Lesson 2. Planer Mechanism

2.1 LINK

A link is defined as a single part which can be a resistant body or a combination of resistant bodies having inflexible connections and having a relative motion with respect to other parts of the machine. A link is also known as kinematic link or element. Links should not be confused with the parts of the mechanism. Different parts of the mechanism can be considered as single link if there is no relative motion between them.

Example: The frame of any machine is considered as single link as there is no relative motion between the various parts of the frame. As shown in slider crank mechanism shown below, the frame is considered as one link (link 1) as there is no relative motion in frame itself. The crank here is link 2 & connecting rod is again single link (link 3). The slider or piston is link 4 as there is no relative motion it. In this way, many complex mechanisms can be describe by simple configuration diagram by considering the definition of a link.

L2 fig.2.5Fig: 2.1 Slider crank mechanism

2.1.1 TYPES OF LINKS: Links can be classified into Binary, Ternary, Quaternary etc. depending upon its ends on which revolute or turning pairs can be placed.

L 2 fig. 2.8

Fig.2.2 Types of links

The links can also be classified into Rigid, Flexible , Fluid according to its nature such as

Rigid link is the link which do not deform while transmitting the motion

Flexible link is the link which deform while transmitting the motion but does not affect its function of transmitting motion such as belts, chains etc.

Fluid link is the link which uses the fluid pressure to transmit the motion such as hydraulics jack, brakes and lifts.                                          


A rigid body is a body in which the distance between the two points on the body remains constant or it does not deform under the action of applied force. In actual practice no body is perfectly rigid but we assume it to be rigid to simplify our analysis.  

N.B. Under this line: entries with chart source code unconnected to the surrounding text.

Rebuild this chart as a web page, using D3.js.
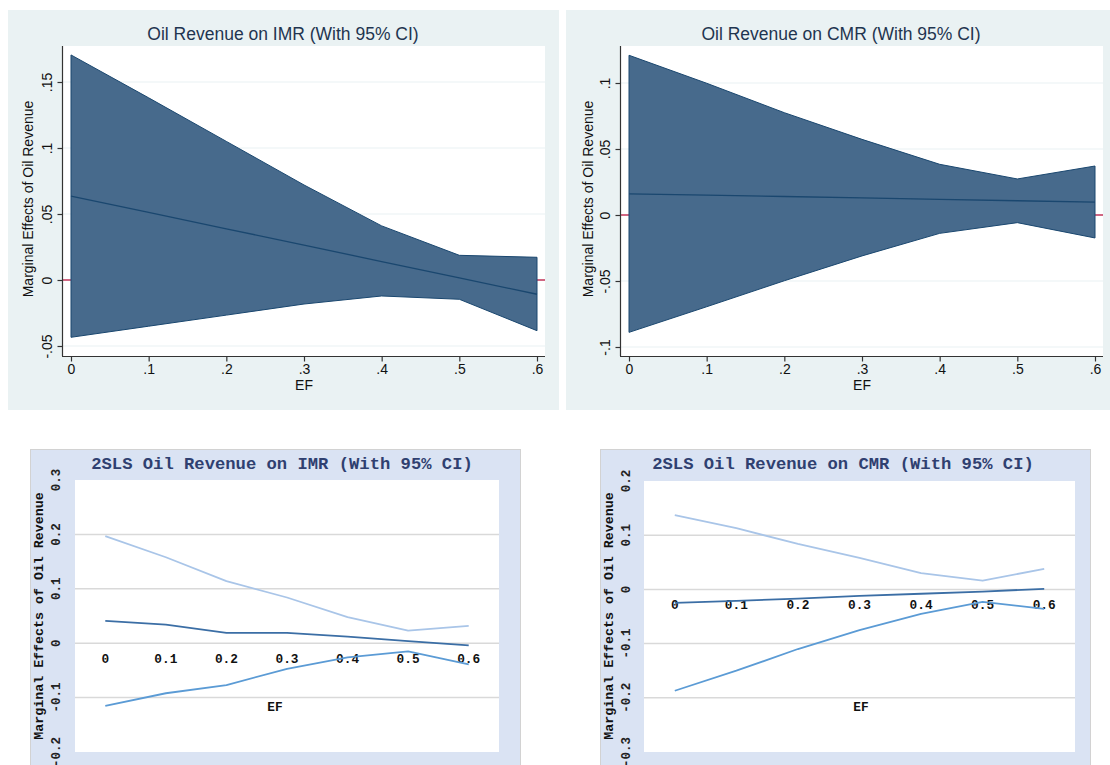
<!DOCTYPE html>
<html>
<head>
<meta charset="utf-8">
<script src="https://cdn.jsdelivr.net/npm/d3@7"></script>
<style>
  html, body { margin: 0; padding: 0; background: #ffffff; }
  svg { display: block; }
</style>
</head>
<body>
<svg id="chart" width="1110" height="765"></svg>
<script>
// ---------------- DATA ----------------
const ef = [0, 0.1, 0.2, 0.3, 0.4, 0.5, 0.6];
const efLabelsStata = ["0", ".1", ".2", ".3", ".4", ".5", ".6"];
const efLabelsExcel = ["0", "0.1", "0.2", "0.3", "0.4", "0.5", "0.6"];

// Top-left: Oil Revenue on IMR
const imrUpper = [0.1705, 0.138, 0.105, 0.072, 0.041, 0.0187, 0.0172];
const imrMid   = [0.0636, 0.0512, 0.0388, 0.0264, 0.014, 0.0016, -0.0108];
const imrLower = [-0.0434, -0.035, -0.0266, -0.0182, -0.0121, -0.0146, -0.0384];
const imrYTicks = [-0.05, 0, 0.05, 0.1, 0.15];
const imrYLabels = ["-.05", "0", ".05", ".1", ".15"];

// Top-right: Oil Revenue on CMR
const cmrUpper = [0.121, 0.0998, 0.0775, 0.0573, 0.0384, 0.0273, 0.0371];
const cmrMid   = [0.016, 0.015, 0.014, 0.013, 0.0119, 0.0108, 0.0098];
const cmrLower = [-0.0889, -0.0695, -0.0498, -0.031, -0.0139, -0.0058, -0.0174];
const cmrYTicks = [-0.1, -0.05, 0, 0.05, 0.1];
const cmrYLabels = ["-.1", "-.05", "0", ".05", ".1"];

// Bottom-left: 2SLS Oil Revenue on IMR
const slsImrUpper = [0.197, 0.158, 0.114, 0.084, 0.048, 0.023, 0.032];
const slsImrMid   = [0.041, 0.034, 0.019, 0.019, 0.012, 0.004, -0.004];
const slsImrLower = [-0.115, -0.092, -0.077, -0.047, -0.026, -0.015, -0.039];
const slsImrYTicks = [-0.2, -0.1, 0, 0.1, 0.2, 0.3];
const slsImrYLabels = ["-0.2", "-0.1", "0", "0.1", "0.2", "0.3"];

// Bottom-right: 2SLS Oil Revenue on CMR
const slsCmrUpper = [0.137, 0.113, 0.084, 0.058, 0.030, 0.016, 0.038];
const slsCmrMid   = [-0.025, -0.021, -0.017, -0.012, -0.008, -0.004, 0.001];
const slsCmrLower = [-0.187, -0.150, -0.110, -0.075, -0.045, -0.023, -0.036];
const slsCmrYTicks = [-0.3, -0.2, -0.1, 0, 0.1, 0.2];
const slsCmrYLabels = ["-0.3", "-0.2", "-0.1", "0", "0.1", "0.2"];

const yTitle = "Marginal Effects of Oil Revenue";
const xTitle = "EF";

// ---------------- DRAW ----------------
const svg = d3.select("#chart");
svg.append("rect").attr("width", 1110).attr("height", 765).attr("fill", "#ffffff");

const SANS = "'Liberation Sans', Arial, Helvetica, sans-serif";
const MONO = "'Liberation Mono', 'Courier New', monospace";

function stataPanel(o) {
  const g = svg.append("g");
  g.append("rect").attr("x", o.bg[0]).attr("y", o.bg[1]).attr("width", o.bg[2]).attr("height", o.bg[3])
    .attr("fill", "#eaf2f3");
  const [px0, py0, px1, py1] = o.plot;
  g.append("rect").attr("x", px0).attr("y", py0).attr("width", px1 - px0).attr("height", py1 - py0)
    .attr("fill", "#ffffff");

  const x = d3.scaleLinear().domain([0, 0.6]).range(o.xRange);
  const y = d3.scaleLinear().domain(o.yDomain).range(o.yRange);

  // gridlines
  g.selectAll(".grid").data(o.yTicks).enter().append("line")
    .attr("x1", px0).attr("x2", px1)
    .attr("y1", d => y(d)).attr("y2", d => y(d))
    .attr("stroke", "#eaf2f3").attr("stroke-width", 1.2);

  // zero reference line
  g.append("line").attr("x1", px0).attr("x2", px1).attr("y1", y(0)).attr("y2", y(0))
    .attr("stroke", "#c4365a").attr("stroke-width", 1.6);

  const pts = ef.map((e, i) => ({ e, lo: o.lower[i], hi: o.upper[i], m: o.mid[i] }));
  const area = d3.area().x(d => x(d.e)).y0(d => y(d.lo)).y1(d => y(d.hi));
  g.append("path").datum(pts).attr("d", area)
    .attr("fill", "#476a8c").attr("stroke", "#1a476f").attr("stroke-width", 1);
  const line = d3.line().x(d => x(d.e)).y(d => y(d.m));
  g.append("path").datum(pts).attr("d", line)
    .attr("fill", "none").attr("stroke", "#1a476f").attr("stroke-width", 1.3);

  // axis lines
  g.append("line").attr("x1", px0 - 0.5).attr("x2", px0 - 0.5).attr("y1", py0).attr("y2", py1)
    .attr("stroke", "#333").attr("stroke-width", 1.2);
  g.append("line").attr("x1", px0 - 1).attr("x2", px1).attr("y1", py1 + 0.5).attr("y2", py1 + 0.5)
    .attr("stroke", "#333").attr("stroke-width", 1.2);

  // y axis
  const yAxis = d3.axisLeft(y).tickValues(o.yTicks).tickSize(5)
    .tickFormat((d, i) => o.yLabels[i]);
  const ya = g.append("g").attr("transform", `translate(${px0 - 0.5},0)`).call(yAxis);
  ya.select(".domain").remove();
  ya.selectAll(".tick line").attr("stroke", "#333").attr("stroke-width", 1.2);
  ya.selectAll(".tick text")
    .attr("x", null).attr("dy", null)
    .attr("transform", "translate(-10.5,0) rotate(-90)")
    .attr("text-anchor", "middle")
    .attr("fill", "#111").style("font-family", SANS).style("font-size", "14px");

  // x axis
  const xAxis = d3.axisBottom(x).tickValues(ef).tickSize(5)
    .tickFormat((d, i) => efLabelsStata[i]);
  const xa = g.append("g").attr("transform", `translate(0,${py1 + 0.5})`).call(xAxis);
  xa.select(".domain").remove();
  xa.selectAll(".tick line").attr("stroke", "#333").attr("stroke-width", 1.2);
  xa.selectAll(".tick text").attr("y", 8).attr("dy", "0.71em")
    .attr("fill", "#111").style("font-family", SANS).style("font-size", "14px");

  // titles
  g.append("text").attr("x", o.titleX).attr("y", 39.5).attr("text-anchor", "middle")
    .attr("fill", "#1f3550").style("font-family", SANS).style("font-size", "17.5px").text(o.title);
  g.append("text").attr("x", (o.xRange[0] + o.xRange[1]) / 2).attr("y", 390).attr("text-anchor", "middle")
    .attr("fill", "#111").style("font-family", SANS).style("font-size", "14px").text(xTitle);
  g.append("text").attr("transform", `translate(${o.yTitleX},${(py0 + py1) / 2 - 2}) rotate(-90)`)
    .attr("text-anchor", "middle")
    .attr("fill", "#111").style("font-family", SANS).style("font-size", "14px").text(yTitle);
}

function excelPanel(o) {
  const g = svg.append("g");
  g.append("rect").attr("x", o.bg[0] + 0.5).attr("y", o.bg[1] + 0.5).attr("width", o.bg[2]).attr("height", o.bg[3])
    .attr("fill", "#dae3f3").attr("stroke", "#d2d2d2").attr("stroke-width", 1);
  const [px0, py0, px1, py1] = o.plot;
  g.append("rect").attr("x", px0).attr("y", py0).attr("width", px1 - px0).attr("height", py1 - py0)
    .attr("fill", "#ffffff");

  const x = d3.scalePoint().domain(ef).range([px0, px1]).padding(0.5);
  const y = d3.scaleLinear().domain(o.yDomain).range([py1, py0]);

  g.selectAll(".grid").data(o.yTicks.filter(d => y(d) > py0 + 1 && y(d) < py1 - 1)).enter().append("line")
    .attr("x1", px0).attr("x2", px1)
    .attr("y1", d => y(d)).attr("y2", d => y(d))
    .attr("stroke", "#d9d9d9").attr("stroke-width", 1.5);

  const series = [
    { v: o.upper, c: "#a9c5e8" },
    { v: o.mid, c: "#3b6ea5" },
    { v: o.lower, c: "#5b9bd5" }
  ];
  const line = d3.line().x(d => x(d.e)).y(d => y(d.v));

  // x-axis labels next to the zero line
  g.selectAll(".xl").data(ef).enter().append("text")
    .attr("x", d => x(d)).attr("y", y(0) + 19.5).attr("text-anchor", "middle")
    .attr("fill", "#111").style("font-family", MONO).style("font-weight", "bold").style("font-size", "12.8px")
    .text((d, i) => efLabelsExcel[i]);

  series.forEach(s => {
    g.append("path").datum(ef.map((e, i) => ({ e, v: s.v[i] })))
      .attr("d", line).attr("fill", "none").attr("stroke", s.c).attr("stroke-width", 1.8)
      .attr("stroke-linejoin", "round");
  });

  // y tick labels
  g.selectAll(".yl").data(o.yTicks).enter().append("text")
    .attr("transform", d => `translate(${o.yLabelX},${y(d)}) rotate(-90)`)
    .attr("text-anchor", "middle")
    .attr("fill", "#222").style("font-family", MONO).style("font-weight", "bold").style("font-size", "12.5px")
    .text((d, i) => o.yLabels[i]);

  g.append("text").attr("x", o.titleX).attr("y", 469).attr("text-anchor", "middle")
    .attr("fill", "#2f4070").style("font-family", MONO).style("font-weight", "bold").style("font-size", "17.2px")
    .text(o.title);
  g.append("text").attr("x", o.efX).attr("y", 711).attr("text-anchor", "middle")
    .attr("fill", "#111").style("font-family", MONO).style("font-weight", "bold").style("font-size", "12.8px")
    .text(xTitle);
  g.append("text").attr("transform", `translate(${o.yTitleX},616) rotate(-90)`)
    .attr("text-anchor", "middle")
    .attr("fill", "#111").style("font-family", MONO).style("font-weight", "bold").style("font-size", "13.3px")
    .text(yTitle);
}

stataPanel({
  bg: [8, 10, 551, 400], plot: [63, 46, 545, 356],
  xRange: [71, 537], yDomain: [-0.05, 0.15], yRange: [346, 82],
  upper: imrUpper, mid: imrMid, lower: imrLower,
  yTicks: imrYTicks, yLabels: imrYLabels,
  title: "Oil Revenue on IMR (With 95% CI)", titleX: 283, yTitleX: 33
});

stataPanel({
  bg: [566, 10, 544, 400], plot: [621, 46, 1103, 356],
  xRange: [629, 1095], yDomain: [-0.1, 0.1], yRange: [347, 83],
  upper: cmrUpper, mid: cmrMid, lower: cmrLower,
  yTicks: cmrYTicks, yLabels: cmrYLabels,
  title: "Oil Revenue on CMR (With 95% CI)", titleX: 841, yTitleX: 593
});

excelPanel({
  bg: [30, 449, 490, 330], plot: [75, 480, 499, 752],
  yDomain: [-0.2, 0.3],
  upper: slsImrUpper, mid: slsImrMid, lower: slsImrLower,
  yTicks: slsImrYTicks, yLabels: slsImrYLabels,
  title: "2SLS Oil Revenue on IMR (With 95% CI)", titleX: 282, efX: 275,
  yLabelX: 60, yTitleX: 43.3
});

excelPanel({
  bg: [600, 449, 490, 330], plot: [644, 481, 1075, 752],
  yDomain: [-0.3, 0.2],
  upper: slsCmrUpper, mid: slsCmrMid, lower: slsCmrLower,
  yTicks: slsCmrYTicks, yLabels: slsCmrYLabels,
  title: "2SLS Oil Revenue on CMR (With 95% CI)", titleX: 843, efX: 861,
  yLabelX: 630, yTitleX: 613
});
</script>
</body>
</html>
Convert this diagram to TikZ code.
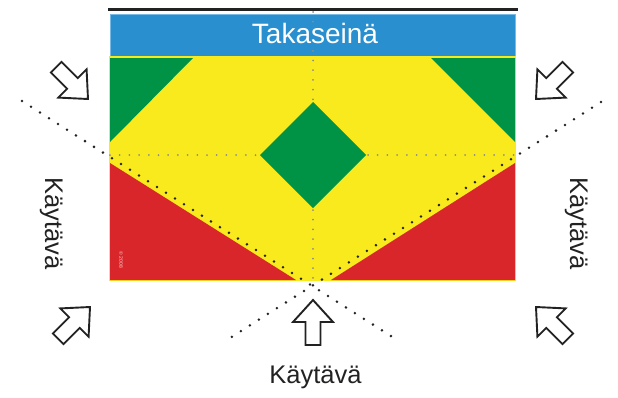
\documentclass[tikz,border=0pt]{standalone}
\usepackage{fontspec}
\setmainfont{Liberation Sans}
\definecolor{wallblue}{RGB}{41,143,207}
\definecolor{wallrim}{RGB}{120,185,230}
\definecolor{fieldyellow}{RGB}{249,234,30}
\definecolor{zonegreen}{RGB}{0,146,69}
\definecolor{zonered}{RGB}{216,38,42}
\definecolor{inkdark}{RGB}{34,34,34}
\tikzset{
  zone/.style={draw=none},
  griddots/.style={draw=gray!90, line width=2pt, line cap=round, dash pattern=on 0pt off 9.7pt},
  sightdots/.style={draw=inkdark, line width=2.8pt, line cap=round, dash pattern=on 0pt off 10.67pt},
  arrowline/.style={draw=inkdark, line width=1.9pt, line join=miter, fill=white},
  blockarrow/.pic={
    \path[arrowline] (0,0) -- (20,22) -- (7.5,22) -- (7.5,45) -- (-7.5,45)
      -- (-7.5,22) -- (-20,22) -- cycle;
  },
  corridor/.style={text=inkdark, font=\fontsize{25.5}{28}\selectfont, inner sep=0pt},
}
\begin{document}
\begin{tikzpicture}[x=1pt, y=-1pt]
\useasboundingbox (0,0) rectangle (618,397);

% key points of the field
\coordinate (tl) at (110,58);
\coordinate (tr) at (515,58);
\coordinate (bl) at (110,280);
\coordinate (br) at (515,280);

% back wall
\draw[inkdark, line width=2.6pt] (108,9.5) -- (518,9.5);
\path[fill=wallblue, draw=wallrim, line width=0.8pt] (110,14) rectangle (515,56);

% playing field
\path[fill=fieldyellow] (109,55.5) rectangle (516,281);
\path[fill=zonegreen] (tl) -- (193,58) -- (110,142) -- cycle;
\path[fill=zonegreen] (tr) -- (431,58) -- (515,142) -- cycle;
\path[fill=zonered] (110,163) -- (bl) -- (296,280) -- cycle;
\path[fill=zonered] (515,163) -- (br) -- (331,280) -- cycle;
\path[fill=zonegreen] (313,102) -- (366,155) -- (313,208) -- (260,155) -- cycle;

% centre lines
\path[griddots] (313,12) -- (313,100);
\path[griddots] (313,210) -- (313,280);
\path[griddots] (110,155) -- (258,155);
\path[griddots] (368,155) -- (515,155);

% sight lines
\path[sightdots] (22,101) -- (394,338);
\path[sightdots] (601,102) -- (230,338);

% small copyright mark
\node[text=white!80!zonered, font=\fontsize{5}{6}\selectfont, rotate=-90, inner sep=0pt] (mark) at (121,260) {© 2008};

% labels
\node[text=white, font=\fontsize{28}{30}\selectfont, anchor=base, inner sep=0pt] (wall) at (315,43) {Takaseinä};
\node[corridor, anchor=base] (bottomlabel) at (315.5,383) {Käytävä};
\node[corridor, anchor=base, rotate=-90] (leftlabel) at (45,223.5) {Käytävä};
\node[corridor, anchor=base, rotate=-90] (rightlabel) at (570,223.5) {Käytävä};

% entry arrows
\pic[rotate=-135] at (88,99) {blockarrow};
\pic[rotate=135] at (536,99) {blockarrow};
\pic[rotate=-45] at (90,307) {blockarrow};
\pic[rotate=45] at (536,307) {blockarrow};
\pic at (313,300) {blockarrow};
\end{tikzpicture}
\end{document}
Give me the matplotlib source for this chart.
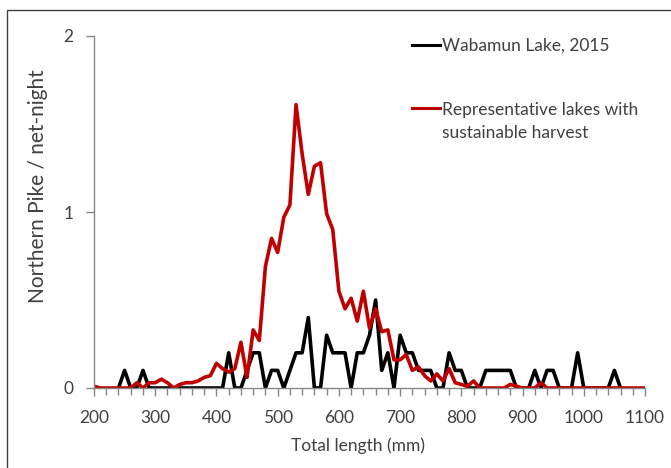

A Resistant body is a body which is not a rigid body but acts like a rigid body whiles its functioning in the machine. In actual practice, no body is the rigid body as there is always some kind of deformation while transmitting motion or force. So, the body should be resistant one to transmit motion or force.

Examples: The cycle chain is the resistant body as it acts like rigid body while transmitting motion to the rear wheel of the cycle, Belt in belt and pulley arrangement.


A kinematic pair is a connection between rigid bodies, which permits relative motion between them. When the links are supposed to be rigid in kinematics, then, there cannot be any change in the relative positions of any two chosen points on the selected link. In other words, the relative position of any two points does not change and it is treated as one link. Due to this rigidness, many complex shaped links can be replaced with simple schematic diagrams for the kinematic and synthesis analysis of mechanism.


Kinematic pairs can be classified according to

a) Type of contact between elements

b) Type of relative motion

c) Nature of constraint or Type of closure

2.4.1 a) Type of contact between elements

Lower Pairs : A pair of links having surface or area contact between the members is known as a lower pair. The surfaces in contact of the two links are similar.

Examples: Nut turning on a screw, shaft rotating in a bearing, universal joint, etc.

fig 2.3

Fig. 2.3 Nut and screw (lower pair)


Higher Pair : When a pair has a point or line joint contact between the links, it is known as a higher pair. The contact surfaces of the two links are dissimilar.

Examples: Wheel rolling on a surface, cam and follower pair, tooth gears, ball and roller bearings, etc.

fig 2.4

Fig. 2.4 ball and roller bearing (higher pair)


2.4.1 b) Type of relative motion

Sliding Pair : When two pairs have sliding motion relative to each other.

Examples: piston and cylinder, rectangular rod in rectangular hole.

Turning Pair : When one element revolves around another element it forms a turning pair.

Examples: shaft in bearing, rotating crank at crank pin.

Screw Pair : This is also known as helical pair. In this type of pair two mating elements have threads on it or its relative motion takes place along a helical curve.

Examples: Nut and screw pair as shown in figure 2.4, Screw jack

Rolling Pair : When one element is free to roll over the other one.

Examples: Ball and rolling as shown in figure 2.5, motion of wheel on flat surface

Spherical pair : When one element move relative to the other along a spherical surface.

Examples: Ball and socket joint


In slider crank mechanism (Fig.2.6), crank (link 2) rotates relative to ground (link 1) and form a turning pair. Similarly, crank (link 2), connecting rod (link 3) and connecting rod (link 3), slider (link 4) also form turning pairs. Slider (link 4) reciprocates relative to ground (link 1) and form a sliding pair.

fig 2.1

Fig.2.5 Slider crank mechanism

It should be noted here that the slider crank mechanism showed here is useful only in kinematic analysis and synthesis of the mechanism as actual physical appearance will be different and more complex than showed here. For designing the machine component the different approach will be followed.

2.4.1 c) Nature of Constraint or Type of closure

Closed pair : One element is completely surrounded by the other.

Examples: Nut and screw pair

Open Pair : When there is some external mean has been applied to prevent them from separation.